According to PW-2, he saw that some people are entering into Indian side from Nepal carrying packets on their head. One packet was opened and
drug like substance was noticed. The total weight was 96 Kg. Nothing was recovered from physical possession of the appellants.
PW-3 Desh Pal Singh deposed that some people carrying packets at their head were coming towards Indian side from Nepal. Three of them were
apprehended when they were fleeing after throwing out their packets. In the cross-examination, the witness is specific that 10-12 persons were there.
Nothing was there with the appellants at the time of their arrest.
PW-4 says that only the three apprehended accused were there carrying bundles on their head wherein ganja was found. The Nepal border is an open
border and anyone from Nepal or India can move freely within the territory of others. The people residing on the Border even crosses the border for
marketing purposes and for their livelihood.
According to PW-7, he saw that three persons were coming from Nepal side and when they saw the police party, they threw their packets. However,
all the three were apprehended. The witness is specific that each one was carrying one bundle.
The investigating officer of the case was examined as court witness. Though he has deposed that he had given application to the Court for taking out
samples and sending them for forensic examination, but the evidence does not show that services of any Magistrate was taken for completion of the
aforesaid exercise. The witness deposed that he was handed over six packets. However, no one informed him that which packet was being carried by
which of the appellant. The witness is specific that he has not mentioned as to in whose presence the samples were taken out and from which bundles
the samples were taken out. The samples were kept in the police station Malkhana, however it is not mentioned in the case diary. The appellants do
not bear any criminal antecedent.
Thus, the prosecution evidence is that 8-10 persons were coming from Nepal side and all threw their bundles on their head, however only six bundles
were recovered. Therefore, it cannot be safely relied that the recovered bundles were thrown by the appellants, especially in the absence of specific
evidence on the point.
10. Fair trial is a constitutional guarantee to an accused under article 21 of the Constitution of India. Fair trial includes fair investigation. Onus lies on
the prosecution to demonstrate that the investigation was fair enough to cause no prejudice to the accused.

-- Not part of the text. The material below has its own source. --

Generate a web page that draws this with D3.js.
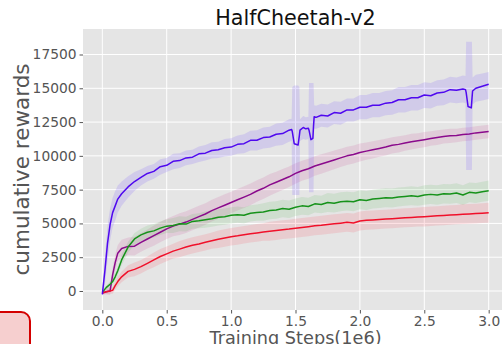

In the case on hand, total non-compliance of the mandate of law, especially in the matter of search and seizure and taking out samples for forensic
examination leaves a lot of room to doubt the fairness of the investigation. The Malkhana register or the person who was manning the Malkhana were
not produced before the Court to clear any reasonable doubt regarding fairness adopted in taking out the samples or keeping the seized narcotics in
safe custody.
11. For the aforesaid infirmities, it cannot be said that the prosecution has successfully proved the charges against the appellants. Hence, the impugned
judgment and sentence are hereby set aside and these appeals are allowed.
Appellant Ranjeet Sahani is already on bail, he is exonerated from the liability of bail bond. Appellant Paspat Sahani is in jail, let him be set free at
once.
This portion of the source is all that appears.